## EXERCISE DETAILS
Copy down every line where the string "page" shows up.

<<<<

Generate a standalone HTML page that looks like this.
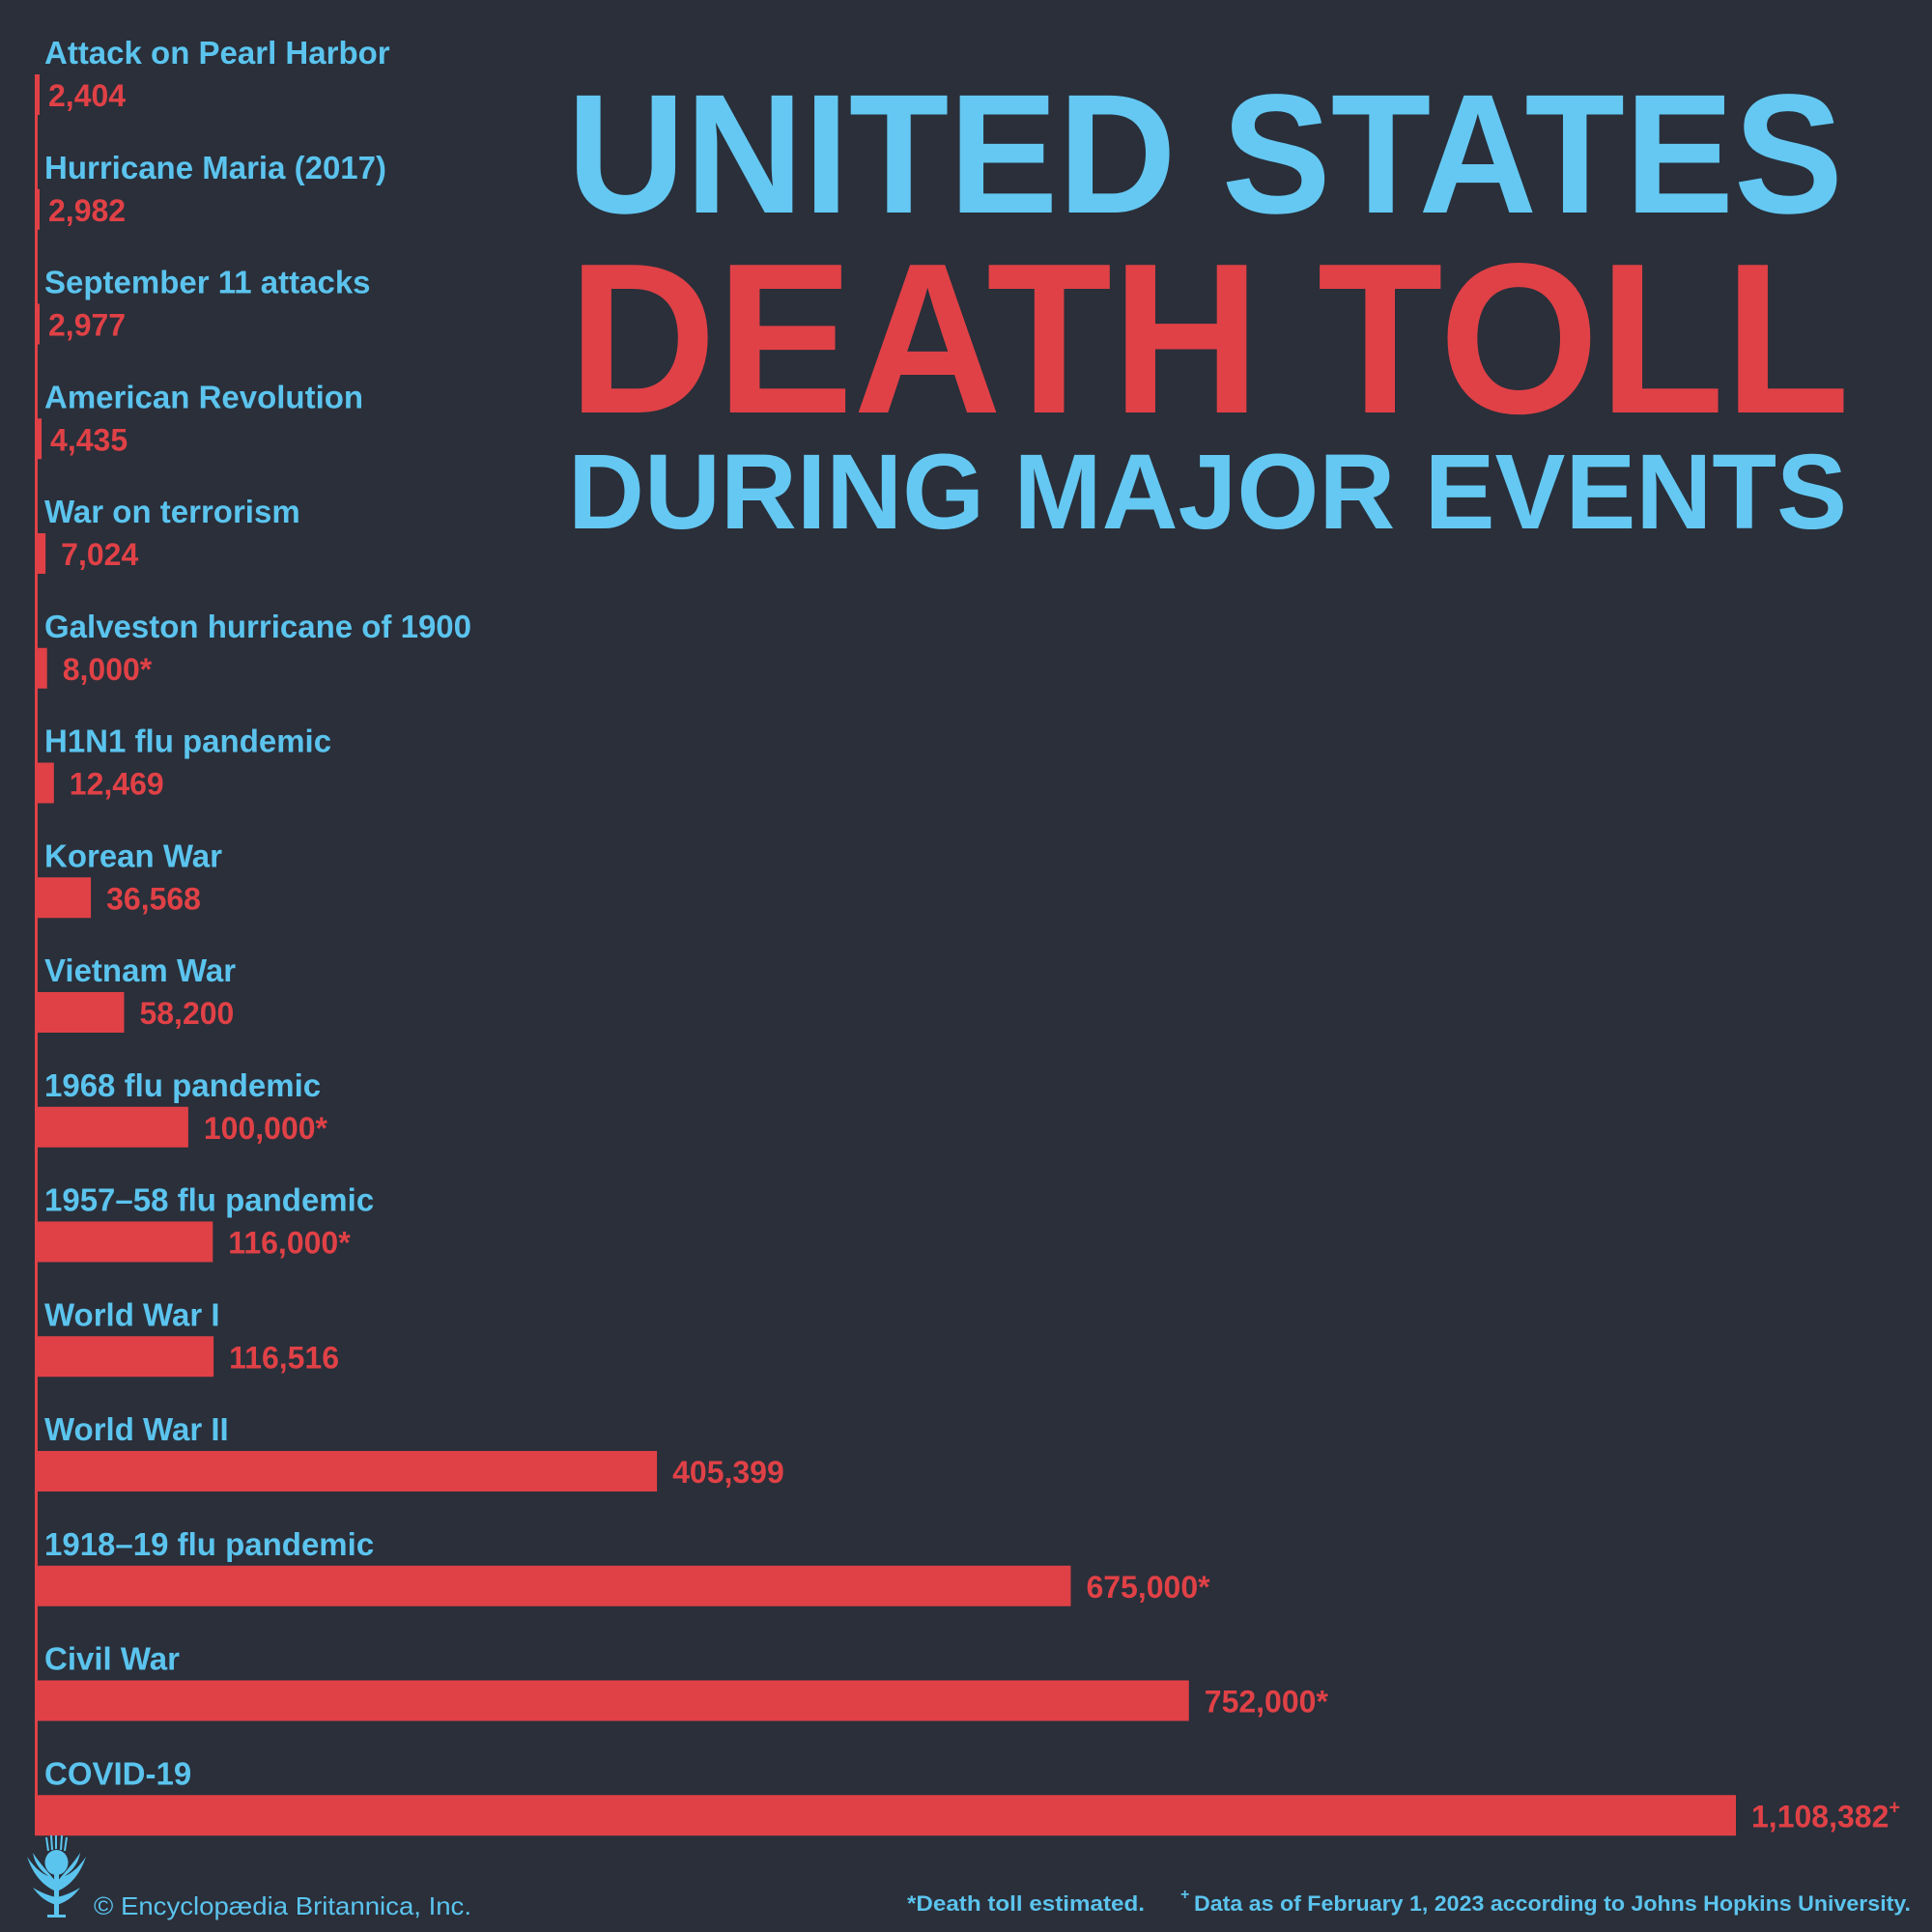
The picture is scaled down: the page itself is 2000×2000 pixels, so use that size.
<!DOCTYPE html>
<html><head><meta charset="utf-8"><style>
html,body{margin:0;padding:0;background:#2a2f3a;}
svg{display:block;}
text{font-family:"Liberation Sans",sans-serif;font-weight:bold;}
</style></head><body>
<svg width="2000" height="2000" viewBox="0 0 2000 2000" xmlns="http://www.w3.org/2000/svg">
<rect width="2000" height="2000" fill="#2a2f3a"/>
<rect x="36" y="77" width="3" height="1823" fill="#e04146"/>
<g id="rows"></g>
<text x="587" y="220" font-size="176" fill="#64c8f2" textLength="1321" lengthAdjust="spacingAndGlyphs">UNITED STATES</text>
<text x="588" y="427" font-size="222" fill="#e04146" textLength="1327" lengthAdjust="spacingAndGlyphs">DEATH TOLL</text>
<text x="588" y="547" font-size="110" fill="#64c8f2" textLength="1324" lengthAdjust="spacingAndGlyphs">DURING MAJOR EVENTS</text>
<g fill="#5bc4ee" stroke="#5bc4ee">
<rect x="56" y="1940" width="5" height="44" stroke="none"/>
<rect x="49" y="1982" width="19" height="3" stroke="none"/>
<ellipse cx="58.5" cy="1928" rx="12" ry="13" stroke="none"/>
<path d="M50 1916 L48 1902 M54 1915 L53 1900 M58 1914 L58 1900 M63 1915 L64 1900 M67 1916 L69 1902" stroke-width="2" fill="none"/>
<path d="M58 1958 C44 1952 34 1940 28 1922 C36 1934 44 1940 50 1942 C40 1935 36 1928 34 1918 C42 1930 50 1938 58 1948 Z" stroke="none"/>
<path d="M59 1958 C73 1952 83 1940 89 1922 C81 1934 73 1940 67 1942 C77 1935 81 1928 83 1918 C75 1930 67 1938 59 1948 Z" stroke="none"/>
<path d="M58 1972 C46 1968 40 1962 34 1954 C44 1960 50 1962 58 1964 Z M59 1972 C71 1968 77 1962 83 1954 C73 1960 67 1962 59 1964 Z" stroke="none"/>
</g>
<text x="97" y="1982" font-size="26" style="font-weight:normal" fill="#5bc4ee" textLength="391" lengthAdjust="spacingAndGlyphs">© Encyclopædia Britannica, Inc.</text>
<text x="939" y="1978" font-size="22" fill="#5bc4ee" textLength="246" lengthAdjust="spacingAndGlyphs">*Death toll estimated.</text>
<text x="1222" y="1966" font-size="16" fill="#5bc4ee">+</text>
<text x="1236" y="1978" font-size="22" fill="#5bc4ee" textLength="742" lengthAdjust="spacingAndGlyphs">Data as of February 1, 2023 according to Johns Hopkins University.</text>
</svg>
<script>
var d=[["Attack on Pearl Harbor",2404,"2,404"],["Hurricane Maria (2017)",2982,"2,982"],["September 11 attacks",2977,"2,977"],["American Revolution",4435,"4,435"],["War on terrorism",7024,"7,024"],["Galveston hurricane of 1900",8000,"8,000*"],["H1N1 flu pandemic",12469,"12,469"],["Korean War",36568,"36,568"],["Vietnam War",58200,"58,200"],["1968 flu pandemic",100000,"100,000*"],["1957\u201358 flu pandemic",116000,"116,000*"],["World War I",116516,"116,516"],["World War II",405399,"405,399"],["1918\u201319 flu pandemic",675000,"675,000*"],["Civil War",752000,"752,000*"],["COVID-19",1108382,"1,108,382"]];
var g=document.getElementById("rows"),h="";
d.forEach(function(r,i){var y=77+i*118.75;var w=Math.max(5,r[1]*1761/1108382);
h+='<text x="46" y="'+(y-11)+'" font-size="33" fill="#5bc4ee">'+r[0]+'</text>';
h+='<rect x="36" y="'+y+'" width="'+w+'" height="42" fill="#e04146"/>';
var vx=36+w+(w<10?9:16);
h+='<text x="'+vx+'" y="'+(y+33)+'" font-size="32" fill="#e04146">'+r[2]+(i==15?'<tspan font-size="20" dy="-14">+</tspan>':'')+'</text>';});
g.innerHTML=h;
</script>
</body></html>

>>>>

## EXERCISE OUTPUT
Generate a standalone HTML page that looks like this.
The picture is scaled down: the page itself is 2000×2000 pixels, so use that size.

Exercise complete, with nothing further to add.